Cuando Jesús se manifiesta a estos dos les echa en cara su incredulidad. La voz del Resucitado era cálida y persuasiva. Ponía toda su alma en lo que decía. Incluso cuando les reprendía, su palabra era suave y no hería.
“¿No era necesario que el Mesías padeciera esto para entrar en su gloria?”. Jesús confirma que, para entrar en su gloria, es necesario pasar por la Cruz en Jerusalén. La Ley y los profetas habían anunciado los sufrimientos del Mesías. Nuestro camino hacia el cielo, como el de Jesús, pasa también por la cruz. No hay otro camino.
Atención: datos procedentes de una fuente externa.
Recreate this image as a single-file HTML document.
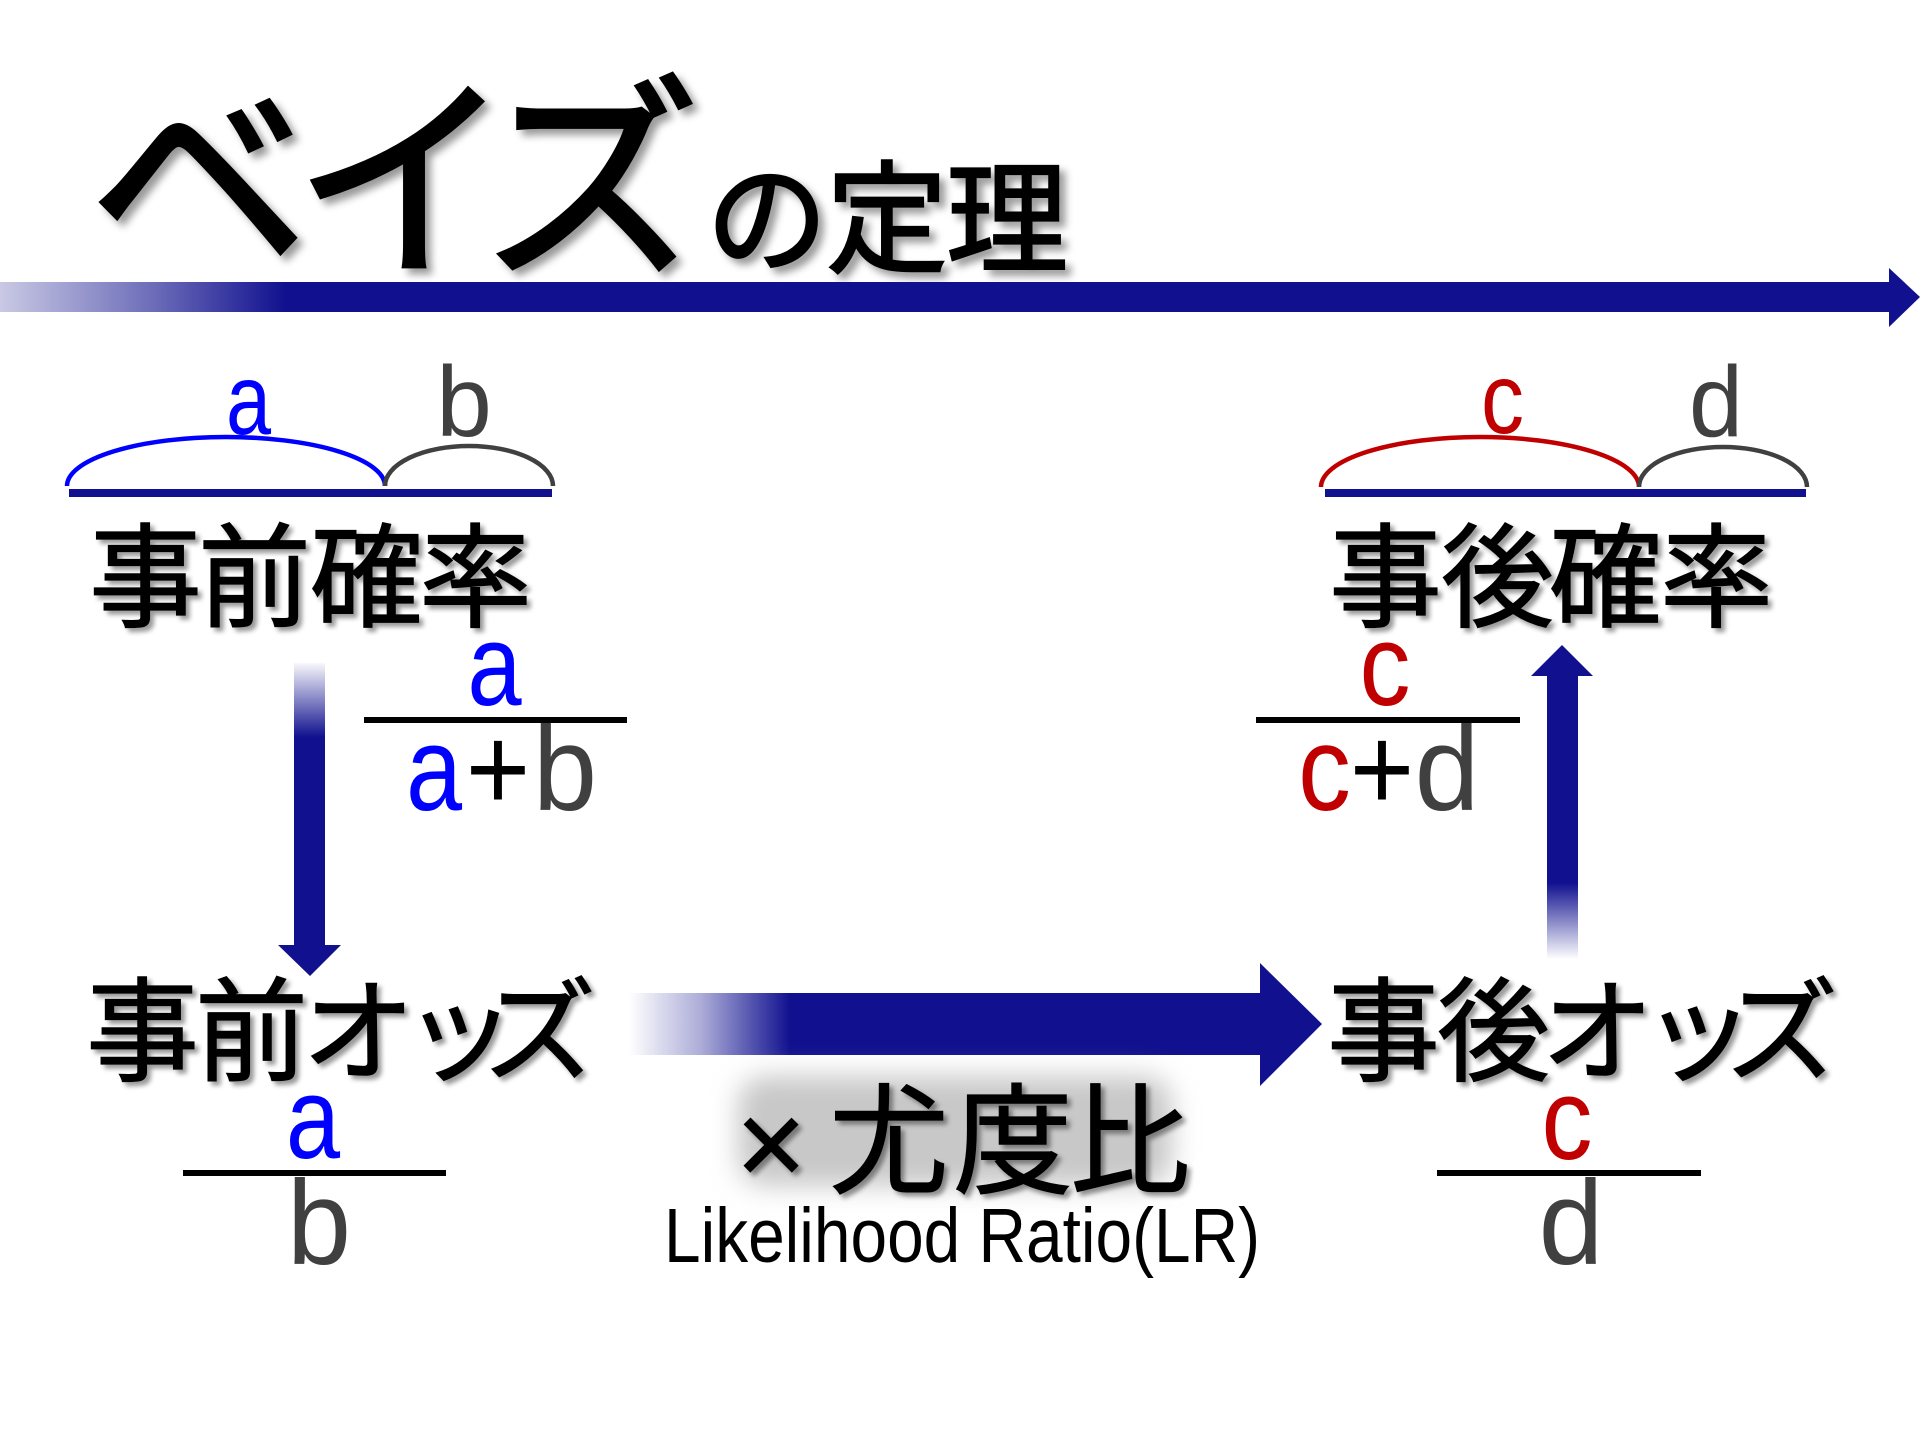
<!DOCTYPE html>
<html>
<head>
<meta charset="utf-8">
<style>
  html,body{margin:0;padding:0;background:#fff;}
  svg{display:block;}
  .lt{font-family:"Liberation Sans",sans-serif;}
</style>
</head>
<body>
<svg width="1920" height="1440" viewBox="0 0 1920 1440" xmlns="http://www.w3.org/2000/svg">
  <defs>
    <linearGradient id="gT" gradientUnits="userSpaceOnUse" x1="0" y1="0" x2="285" y2="0">
      <stop offset="0" stop-color="#c9c9e4"/>
      <stop offset="0.55" stop-color="#6a6ab8"/>
      <stop offset="1" stop-color="#11118f"/>
    </linearGradient>
    <linearGradient id="gH" gradientUnits="userSpaceOnUse" x1="629" y1="0" x2="790" y2="0">
      <stop offset="0" stop-color="#11118f" stop-opacity="0"/>
      <stop offset="0.45" stop-color="#11118f" stop-opacity="0.35"/>
      <stop offset="1" stop-color="#11118f" stop-opacity="1"/>
    </linearGradient>
    <linearGradient id="gD" gradientUnits="userSpaceOnUse" x1="0" y1="663" x2="0" y2="737">
      <stop offset="0" stop-color="#11118f" stop-opacity="0.03"/>
      <stop offset="1" stop-color="#11118f" stop-opacity="1"/>
    </linearGradient>
    <linearGradient id="gU" gradientUnits="userSpaceOnUse" x1="0" y1="957" x2="0" y2="883">
      <stop offset="0" stop-color="#11118f" stop-opacity="0.03"/>
      <stop offset="1" stop-color="#11118f" stop-opacity="1"/>
    </linearGradient>
    <filter id="shT" x="-10%" y="-10%" width="130%" height="130%">
      <feDropShadow dx="6" dy="6" stdDeviation="4" flood-color="#000" flood-opacity="0.4"/>
    </filter>
    <filter id="sh" x="-10%" y="-10%" width="130%" height="130%">
      <feDropShadow dx="4" dy="4" stdDeviation="2.5" flood-color="#000" flood-opacity="0.4"/>
    </filter>
    <filter id="blur" x="-30%" y="-60%" width="160%" height="220%">
      <feGaussianBlur stdDeviation="13"/>
    </filter>
  </defs>

  <!-- Title -->
  <g filter="url(#shT)" fill="#000" stroke="#000">
    <text x="89 293 481" y="260" font-size="220" font-family="Liberation Sans, Noto Sans CJK JP, sans-serif" font-weight="400" stroke-width="3">ベイズ</text>
    <text x="706 826 946" y="263" font-size="122" font-family="Liberation Sans, Noto Sans CJK JP, sans-serif" font-weight="400" stroke-width="2.2">の定理</text>
  </g>

  <!-- Title arrow -->
  <rect x="0" y="282" width="1890" height="30" fill="url(#gT)"/>
  <polygon points="1889,268 1920,297 1889,327" fill="#11118f"/>

  <!-- Left top brackets -->
  <path d="M67,486 A159,49 0 0 1 385,486" fill="none" stroke="#0000ff" stroke-width="4.5"/>
  <path d="M385,486 A84,40 0 0 1 553,486" fill="none" stroke="#404040" stroke-width="4.5"/>
  <rect x="69" y="489" width="483" height="8" fill="#11118f"/>
  <text class="lt" transform="translate(248.5,434) scale(0.81,1)" text-anchor="middle" font-size="100" fill="#0000ff">a</text>
  <text class="lt" transform="translate(464,436)" text-anchor="middle" font-size="100" fill="#404040">b</text>

  <!-- Right top brackets -->
  <path d="M1321,487 A159,50 0 0 1 1639,487" fill="none" stroke="#c00000" stroke-width="4.5"/>
  <path d="M1639,487 A84,40 0 0 1 1807,487" fill="none" stroke="#404040" stroke-width="4.5"/>
  <rect x="1325" y="489" width="481" height="8" fill="#11118f"/>
  <text class="lt" transform="translate(1502.5,433) scale(0.86,1)" text-anchor="middle" font-size="100" fill="#c00000">c</text>
  <text class="lt" transform="translate(1716,436) scale(0.97,1)" text-anchor="middle" font-size="100" fill="#404040">d</text>

  <!-- Probability labels -->
  <g filter="url(#sh)" fill="#000" stroke="#000" stroke-width="1.2">
    <text x="89 198 310 419" y="618" font-size="113" font-family="Liberation Sans, Noto Sans CJK JP, sans-serif" font-weight="400">事前確率</text>
    <text x="1329 1441 1549 1660" y="618" font-size="113" font-family="Liberation Sans, Noto Sans CJK JP, sans-serif" font-weight="400">事後確率</text>
  </g>

  <!-- Left fraction a/(a+b) -->
  <text class="lt" transform="translate(494.5,705) scale(0.84,1)" text-anchor="middle" font-size="116" fill="#0000ff">a</text>
  <rect x="364" y="717" width="263" height="6" fill="#000"/>
  <text class="lt" transform="translate(434,810) scale(0.84,1)" text-anchor="middle" font-size="120" fill="#0000ff">a</text>
  <text class="lt" transform="translate(498,810) scale(0.92,1)" text-anchor="middle" font-size="120" fill="#000">+</text>
  <text class="lt" transform="translate(565,810) scale(0.96,1)" text-anchor="middle" font-size="120" fill="#404040">b</text>

  <!-- Right fraction c/(c+d) -->
  <text class="lt" transform="translate(1385,705) scale(0.88,1)" text-anchor="middle" font-size="116" fill="#c00000">c</text>
  <rect x="1256" y="717" width="264" height="6" fill="#000"/>
  <text class="lt" transform="translate(1324.5,810) scale(0.88,1)" text-anchor="middle" font-size="120" fill="#c00000">c</text>
  <text class="lt" transform="translate(1382,810) scale(0.92,1)" text-anchor="middle" font-size="120" fill="#000">+</text>
  <text class="lt" transform="translate(1447,810) scale(0.97,1)" text-anchor="middle" font-size="120" fill="#404040">d</text>

  <!-- Down arrow (left) -->
  <rect x="294" y="663" width="31" height="283" fill="url(#gD)"/>
  <polygon points="278,945 341,945 310,976" fill="#11118f"/>

  <!-- Up arrow (right) -->
  <rect x="1547" y="675" width="31" height="283" fill="url(#gU)"/>
  <polygon points="1531,676 1593,676 1562,645" fill="#11118f"/>

  <!-- Middle horizontal arrow -->
  <rect x="629" y="993" width="632" height="62" fill="url(#gH)"/>
  <polygon points="1260,963 1260,1086 1322,1024" fill="#11118f"/>

  <!-- Odds labels -->
  <g filter="url(#sh)" fill="#000" stroke="#000" stroke-width="1.2">
    <text x="86 195 302 403 483" y="1072" font-size="113" font-family="Liberation Sans, Noto Sans CJK JP, sans-serif" font-weight="400">事前オッズ</text>
    <text x="1327 1437 1541 1642 1725" y="1072" font-size="113" font-family="Liberation Sans, Noto Sans CJK JP, sans-serif" font-weight="400">事後オッズ</text>
  </g>

  <!-- Bottom-left fraction a/b -->
  <text class="lt" transform="translate(313,1158) scale(0.84,1)" text-anchor="middle" font-size="116" fill="#0000ff">a</text>
  <rect x="183" y="1170" width="263" height="6" fill="#000"/>
  <text class="lt" transform="translate(319,1264) scale(0.96,1)" text-anchor="middle" font-size="120" fill="#404040">b</text>

  <!-- Bottom-right fraction c/d -->
  <text class="lt" transform="translate(1567,1159) scale(0.88,1)" text-anchor="middle" font-size="116" fill="#c00000">c</text>
  <rect x="1437" y="1170" width="264" height="6" fill="#000"/>
  <text class="lt" transform="translate(1571,1264) scale(0.97,1)" text-anchor="middle" font-size="120" fill="#404040">d</text>

  <!-- Likelihood ratio label with glow -->
  <rect x="738" y="1076" width="434" height="110" rx="28" fill="#c8c8c8" filter="url(#blur)"/>
  <g filter="url(#sh)" fill="#000" stroke="#000" stroke-width="1.2">
    <text x="771" y="1185" text-anchor="middle" font-size="120" font-family="Liberation Sans, Noto Sans CJK JP, sans-serif" font-weight="400">×</text>
    <text x="829 953 1070" y="1184" font-size="120" font-family="Liberation Sans, Noto Sans CJK JP, sans-serif" font-weight="400">尤度比</text>
  </g>
  <text class="lt" x="664" y="1262" font-size="77" fill="#000" textLength="596" lengthAdjust="spacingAndGlyphs">Likelihood Ratio(LR)</text>
</svg>
</body>
</html>
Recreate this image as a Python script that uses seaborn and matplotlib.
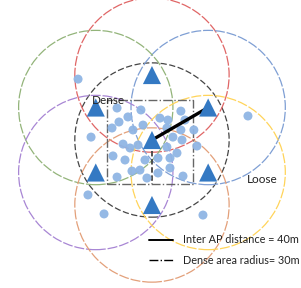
import numpy as np
import pandas as pd
import matplotlib
matplotlib.use('Agg')
import matplotlib.pyplot as plt
from matplotlib.patches import Circle, Rectangle
from matplotlib.lines import Line2D
import seaborn as sns

# access points (m), centre AP at origin, ring of six at 40 m
ap_names = ['centre', 'top', 'upper_right', 'upper_left', 'lower_left', 'bottom', 'lower_right']
ap_x = [0.0, 0.0, 34.6, -34.6, -34.6, 0.0, 34.6]
ap_y = [0.0, 40.0, 20.0, 20.0, -20.0, -40.0, -20.0]
ap_colors = ['#454545', '#e06666', '#7f9fd4', '#93b47a', '#a886d4', '#e3a07a', '#ffd45a']
coverage_radius = 47.5

# users (m)
user_x = [-45.5, -37.5, -39.4, -29.5, 31.4, 59.1,
          -21.5, -6.8, 17.8, -14.8, 4.9, 9.8, 20.3, -20.3, -5.5, -24.6,
          -11.7, 9.2, 17.8, 25.8, 12.9, 18.5, -17.8, -8.6, -13.5, 9.2,
          27.7, 15.4, -24.0, -16.6, -4.3, 3.7, 11.1, -7.4, -12.3, 3.7,
          11.1, -21.5, -3.1, 19.1]
user_y = [37.5, 1.8, -33.8, -45.5, -46.2, 14.8,
          19.7, 18.5, 17.8, 14.2, 13.5, 12.3, 12.3, 11.1, 9.2, 7.4,
          6.2, 7.4, 6.2, 6.2, 1.8, 0.0, -2.5, -3.1, -4.9, -4.3,
          -3.7, -8.0, -9.8, -12.3, -12.3, -11.1, -11.1, -18.5, -19.1, -20.3,
          -17.2, -22.8, -23.4, -22.2]

# dense area square
dense_x0, dense_x1 = -27.5, 25.5
dense_y0, dense_y1 = -27.0, 24.5

aps = pd.DataFrame({'x': ap_x, 'y': ap_y, 'name': ap_names})
users = pd.DataFrame({'x': user_x, 'y': user_y})

sns.set_style('white')
fig = plt.figure(figsize=(3.01, 2.88), dpi=100)
ax = fig.add_axes([0, 0, 1, 1])

for x, y, c in zip(ap_x, ap_y, ap_colors):
    ls = (0, (5, 2)) if c == '#454545' else (0, (8, 1.5))
    ax.add_patch(Circle((x, y), coverage_radius, fill=False, edgecolor=c,
                        linewidth=0.9, linestyle=ls, zorder=1))

ax.add_patch(Rectangle((dense_x0, dense_y0), dense_x1 - dense_x0, dense_y1 - dense_y0,
                       fill=False, edgecolor='#666666', linewidth=1.0,
                       linestyle='-.', zorder=2))
ax.plot([0, 0], [-7, dense_y0], color='#444444', linewidth=1.3,
        linestyle=(0, (3, 1.5)), zorder=2)

sns.scatterplot(data=users, x='x', y='y', ax=ax, color='#8fb5e4', s=42,
                edgecolor='none', alpha=0.95, zorder=3, legend=False)

sns.lineplot(x=[ap_x[0], ap_x[2]], y=[ap_y[0], ap_y[2]], ax=ax, color='black',
             linewidth=2.4, zorder=4, legend=False)

sns.scatterplot(data=aps, x='x', y='y', ax=ax, marker='^', color='#3479c3', s=170,
                edgecolor='none', zorder=5, legend=False)

ax.text(-36.9, 24.6, 'Dense', fontsize=8.5, family='Lato', color='#222222',
        va='center', ha='left', zorder=6)
ax.text(58.5, -24.6, 'Loose', fontsize=8.5, family='Lato', color='#222222',
        va='center', ha='left', zorder=6)

handles = [Line2D([], [], color='black', linewidth=1.4),
           Line2D([], [], color='black', linewidth=1.0, linestyle='-.')]
labels = ['Inter AP distance = 40m', 'Dense area radius= 30m']
leg = fig.legend(handles, labels, loc='upper left', bbox_to_anchor=(0.495, 0.186),
                 frameon=False, prop={'family': 'Lato', 'size': 7.8},
                 handlelength=2.2, handletextpad=0.9, labelspacing=0.85,
                 borderaxespad=0, borderpad=0)
for t in leg.get_texts():
    t.set_color('#222222')

ax.set_xlim(-93.5, 91.7)
ax.set_ylim(-91.1, 86.2)
ax.set_aspect('equal')
ax.axis('off')

plt.savefig('out.png', dpi=100)
plt.close()
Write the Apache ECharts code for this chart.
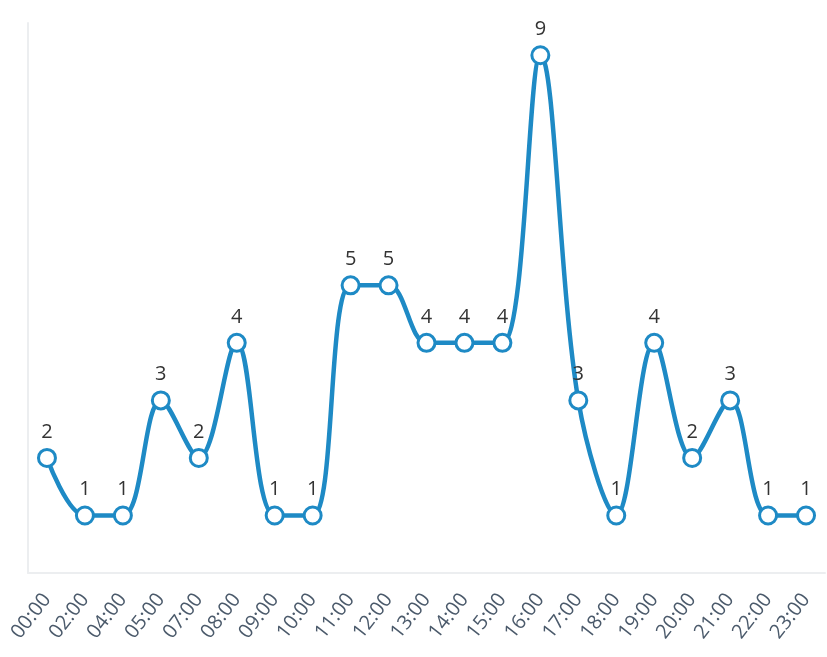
<!DOCTYPE html>
<html>
<head>
<meta charset="utf-8">
<script src="https://cdn.jsdelivr.net/npm/echarts@6/dist/echarts.min.js"></script>
<style>
  html, body { margin: 0; padding: 0; background: #ffffff; }
  #chart { width: 827px; height: 657px; }
</style>
</head>
<body>
<div id="chart"></div>
<script>
// Hourly counts
const hours = ['00:00','02:00','04:00','05:00','07:00','08:00','09:00','10:00','11:00','12:00','13:00','14:00','15:00','16:00','17:00','18:00','19:00','20:00','21:00','22:00','23:00'];
const counts = [2,1,1,3,2,4,1,1,5,5,4,4,4,9,3,1,4,2,3,1,1];

const chart = echarts.init(document.getElementById('chart'), null, { renderer: 'canvas' });
chart.setOption({
  animation: false,
  backgroundColor: '#ffffff',
  grid: { left: 28, right: 2, top: 23, bottom: 84, containLabel: false },
  xAxis: {
    type: 'category',
    data: hours,
    boundaryGap: true,
    axisLine: { show: true, lineStyle: { color: '#eceef0', width: 2 } },
    axisTick: { show: false },
    axisLabel: {
      rotate: 52,
      margin: 23,
      color: '#4b5a6b',
      fontSize: 20,
      fontFamily: 'Open Sans',
      interval: 0
    }
  },
  yAxis: {
    type: 'value',
    min: 0,
    max: 9.56,
    axisLine: { show: true, lineStyle: { color: '#eceef0', width: 2 } },
    axisTick: { show: false },
    axisLabel: { show: false },
    splitLine: { show: false }
  },
  series: [{
    type: 'line',
    data: counts,
    smooth: 0.35,
    symbol: 'circle',
    symbolSize: 17,
    lineStyle: { color: '#1e8ac5', width: 4.5 },
    itemStyle: { color: '#ffffff', borderColor: '#1e8ac5', borderWidth: 3 },
    label: {
      show: true,
      position: 'top',
      distance: 6,
      color: '#333333',
      fontSize: 20,
      fontFamily: 'Open Sans'
    }
  }]
});
</script>
</body>
</html>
“Y, comenzando por Moisés y siguiendo por los profetas, les explicó lo que se refería a él en toda la Escritura” Y, según le oían hablar, las oscuridades iban cayendo de sus ojos. La palabra de Dios se iba haciendo viva y operante en ellos. Ellos que creían conocer de memoria aquellos textos que el caminante citaba, se daban cuenta ahora de que no habían entendido nada. Y, al mismo tiempo, iban sintiéndose avergonzados y felices. Avergonzados por su falta de fe y de inteligencia. Y felices porque su esperanza renacía. Mientras El iba hablando, los dos discípulos iban pasando de la tristeza a la alegría, de la indiferencia al amor. La palabra de Dios les iba transformando. A los discípulos de Emaús Jesús dio una interpretación armoniosa de los dos Testamentos de la Biblia. Lo que permanecía oculto bajo la letra del Antiguo Testamento era el misterio de Cristo. El segundo camino para reconocer al Señor es el contacto profundo y cordial con las Escrituras: Leer, meditar y acoger en el corazón la Palabra de Dios. No conocer las Escrituras es no conocer a Cristo.
“Ya cerca del pueblo donde iban, él hizo ademán de seguir adelante; pero ellos le insistieron, diciendo: «Quédate con nosotros, porque ya atardece y está anocheciendo»”. El Señor les había iluminado las Escrituras, pero eso no bastaba para reconocerle aún del todo. El resucitado había obrado hacia ellos con ese respeto y paciencia, sin forzar. Había expuesto la verdad y ahora se disponía a seguir su camino, sin imponerse, sin obligar. Jesús no se impone, aunque se propone siempre a sí mismo. Él nos deja libres. El Señor es humilde. El Señor está en medio de nosotros como uno que sirve. Es fiel.
“Y entró para quedarse con ellos. Sentado a la mesa con ellos, tomó el pan, pronunció la bendición, lo partió y se lo dio”.
El tercer camino para reconocer al Señor es la Eucaristía, sacramento de la presencia de Cristo resucitado. El gran misterio de la fe. Qué importante es que participemos en la santa Misa, que comulguemos con fe y amor y bien dispuestos el Cuerpo de Cristo, que adoremos al Señor ante el sagrario.
“A ellos se les abrieron los ojos y lo reconocieron. Pero él desapareció. Ellos comentaron: ¿No ardía nuestro corazón mientras nos hablaba por el camino y nos explicaba las Escrituras?”. Por eso su fe se convirtió enseguida en fuego, se hizo apostólica. “Y, levantándose al momento, se volvieron a Jerusalén, donde encontraron reunidos a los Once con sus compañeros”. De pronto se sintieron apóstoles, fraternos. No guardaron para sí su alegría. Tenían que comunicarla y repartirla. El cuarto camino para reconocer al Señor es la pertenencia por el bautismo a la Iglesia, una relación viva con los hermanos creyentes, una colaboración activa en la misión evangelizadora de la Iglesia.